▶ **What the exercise asks**
Return only the lines from the top of the data down to the one that holds "import * as", both included, without any pictures.

▶ **Data extract**
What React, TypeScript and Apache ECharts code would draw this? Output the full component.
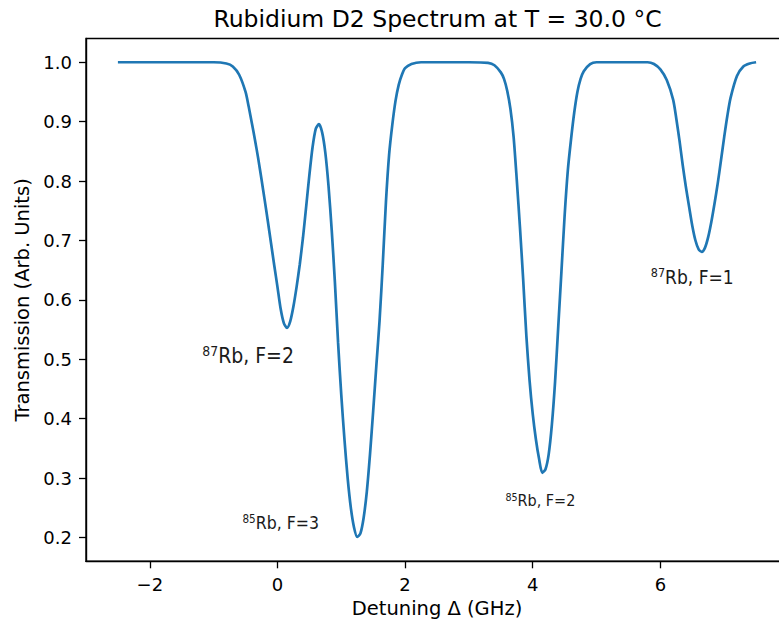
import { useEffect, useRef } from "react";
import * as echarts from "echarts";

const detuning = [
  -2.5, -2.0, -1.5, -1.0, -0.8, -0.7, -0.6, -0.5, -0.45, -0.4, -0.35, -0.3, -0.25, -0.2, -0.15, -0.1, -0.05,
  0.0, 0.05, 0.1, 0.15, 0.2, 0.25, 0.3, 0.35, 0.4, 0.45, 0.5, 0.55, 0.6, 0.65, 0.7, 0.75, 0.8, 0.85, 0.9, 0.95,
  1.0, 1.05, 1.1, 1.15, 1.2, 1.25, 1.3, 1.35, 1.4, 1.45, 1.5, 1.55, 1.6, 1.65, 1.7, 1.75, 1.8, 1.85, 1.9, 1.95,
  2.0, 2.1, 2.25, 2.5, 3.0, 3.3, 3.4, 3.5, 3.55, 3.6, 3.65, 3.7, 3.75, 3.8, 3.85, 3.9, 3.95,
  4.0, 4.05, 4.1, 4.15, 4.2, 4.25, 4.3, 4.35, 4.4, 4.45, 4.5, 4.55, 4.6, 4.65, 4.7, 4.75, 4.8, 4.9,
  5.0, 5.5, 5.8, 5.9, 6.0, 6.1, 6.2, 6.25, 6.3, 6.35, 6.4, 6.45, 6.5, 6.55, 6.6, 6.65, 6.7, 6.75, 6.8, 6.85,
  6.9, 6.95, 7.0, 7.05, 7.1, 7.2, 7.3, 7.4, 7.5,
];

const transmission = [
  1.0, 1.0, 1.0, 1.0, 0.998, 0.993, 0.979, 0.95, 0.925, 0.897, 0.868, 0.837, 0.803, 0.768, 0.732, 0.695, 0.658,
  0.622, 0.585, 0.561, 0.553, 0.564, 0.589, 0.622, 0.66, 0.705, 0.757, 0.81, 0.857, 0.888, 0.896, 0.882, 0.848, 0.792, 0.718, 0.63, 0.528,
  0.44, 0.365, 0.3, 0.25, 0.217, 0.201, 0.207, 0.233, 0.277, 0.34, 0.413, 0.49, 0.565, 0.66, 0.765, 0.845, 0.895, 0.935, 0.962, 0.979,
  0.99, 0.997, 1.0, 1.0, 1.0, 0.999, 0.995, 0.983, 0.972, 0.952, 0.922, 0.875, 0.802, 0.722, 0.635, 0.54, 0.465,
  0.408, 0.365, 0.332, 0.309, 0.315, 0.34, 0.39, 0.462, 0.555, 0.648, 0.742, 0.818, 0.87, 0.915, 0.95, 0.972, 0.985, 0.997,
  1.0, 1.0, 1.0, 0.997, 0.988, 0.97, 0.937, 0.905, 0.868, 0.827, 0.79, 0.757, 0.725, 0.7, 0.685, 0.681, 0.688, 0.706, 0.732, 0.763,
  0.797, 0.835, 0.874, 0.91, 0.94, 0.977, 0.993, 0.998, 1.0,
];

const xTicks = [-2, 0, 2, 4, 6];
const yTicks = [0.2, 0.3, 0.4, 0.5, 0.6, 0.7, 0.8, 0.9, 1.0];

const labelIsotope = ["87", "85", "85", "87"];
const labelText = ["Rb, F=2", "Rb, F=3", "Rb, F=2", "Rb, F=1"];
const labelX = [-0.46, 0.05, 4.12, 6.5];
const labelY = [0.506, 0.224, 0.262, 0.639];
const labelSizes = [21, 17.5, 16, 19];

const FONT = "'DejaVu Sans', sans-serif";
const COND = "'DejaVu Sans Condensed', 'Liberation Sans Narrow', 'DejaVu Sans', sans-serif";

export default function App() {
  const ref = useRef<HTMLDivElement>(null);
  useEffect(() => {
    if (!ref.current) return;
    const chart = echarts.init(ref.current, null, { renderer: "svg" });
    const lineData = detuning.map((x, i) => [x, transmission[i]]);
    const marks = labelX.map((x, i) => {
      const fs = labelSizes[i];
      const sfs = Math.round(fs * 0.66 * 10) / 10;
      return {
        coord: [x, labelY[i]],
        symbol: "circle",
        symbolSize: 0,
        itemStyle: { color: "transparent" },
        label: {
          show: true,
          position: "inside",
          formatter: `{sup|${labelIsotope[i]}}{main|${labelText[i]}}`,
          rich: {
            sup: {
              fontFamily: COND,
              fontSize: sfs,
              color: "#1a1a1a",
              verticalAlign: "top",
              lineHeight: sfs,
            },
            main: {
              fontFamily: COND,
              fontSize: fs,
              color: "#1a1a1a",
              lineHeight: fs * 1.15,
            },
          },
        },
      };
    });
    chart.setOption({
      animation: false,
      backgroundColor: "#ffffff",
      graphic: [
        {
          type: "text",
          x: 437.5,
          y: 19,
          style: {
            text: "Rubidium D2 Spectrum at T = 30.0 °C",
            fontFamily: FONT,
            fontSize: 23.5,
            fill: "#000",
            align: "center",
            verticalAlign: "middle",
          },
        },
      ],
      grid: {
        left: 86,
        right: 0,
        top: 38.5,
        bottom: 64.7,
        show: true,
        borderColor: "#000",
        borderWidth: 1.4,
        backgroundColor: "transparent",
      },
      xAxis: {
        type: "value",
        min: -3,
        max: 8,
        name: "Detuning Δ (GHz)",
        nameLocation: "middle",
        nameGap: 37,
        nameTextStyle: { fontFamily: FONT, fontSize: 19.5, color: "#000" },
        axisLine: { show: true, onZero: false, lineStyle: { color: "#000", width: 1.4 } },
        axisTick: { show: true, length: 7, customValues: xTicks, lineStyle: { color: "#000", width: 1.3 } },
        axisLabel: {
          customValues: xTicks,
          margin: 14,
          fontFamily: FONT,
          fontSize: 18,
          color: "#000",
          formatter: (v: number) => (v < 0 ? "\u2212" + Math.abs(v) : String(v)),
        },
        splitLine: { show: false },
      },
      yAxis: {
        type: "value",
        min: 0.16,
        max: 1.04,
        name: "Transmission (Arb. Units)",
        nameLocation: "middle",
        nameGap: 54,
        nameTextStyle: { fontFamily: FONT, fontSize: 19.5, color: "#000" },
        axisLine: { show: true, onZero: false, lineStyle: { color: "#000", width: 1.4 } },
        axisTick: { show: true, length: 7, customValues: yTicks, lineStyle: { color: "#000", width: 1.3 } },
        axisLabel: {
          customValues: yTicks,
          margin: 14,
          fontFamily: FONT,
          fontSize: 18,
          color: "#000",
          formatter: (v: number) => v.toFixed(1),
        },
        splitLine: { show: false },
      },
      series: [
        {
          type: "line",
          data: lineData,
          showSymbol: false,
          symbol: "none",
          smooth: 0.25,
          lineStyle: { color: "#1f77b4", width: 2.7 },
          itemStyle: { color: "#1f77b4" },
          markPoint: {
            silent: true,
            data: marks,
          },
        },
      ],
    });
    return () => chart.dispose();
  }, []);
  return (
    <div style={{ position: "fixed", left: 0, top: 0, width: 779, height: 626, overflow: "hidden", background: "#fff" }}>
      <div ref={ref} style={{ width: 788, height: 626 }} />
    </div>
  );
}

▶ **Completed task**
What React, TypeScript and Apache ECharts code would draw this? Output the full component.
import { useEffect, useRef } from "react";
import * as echarts from "echarts";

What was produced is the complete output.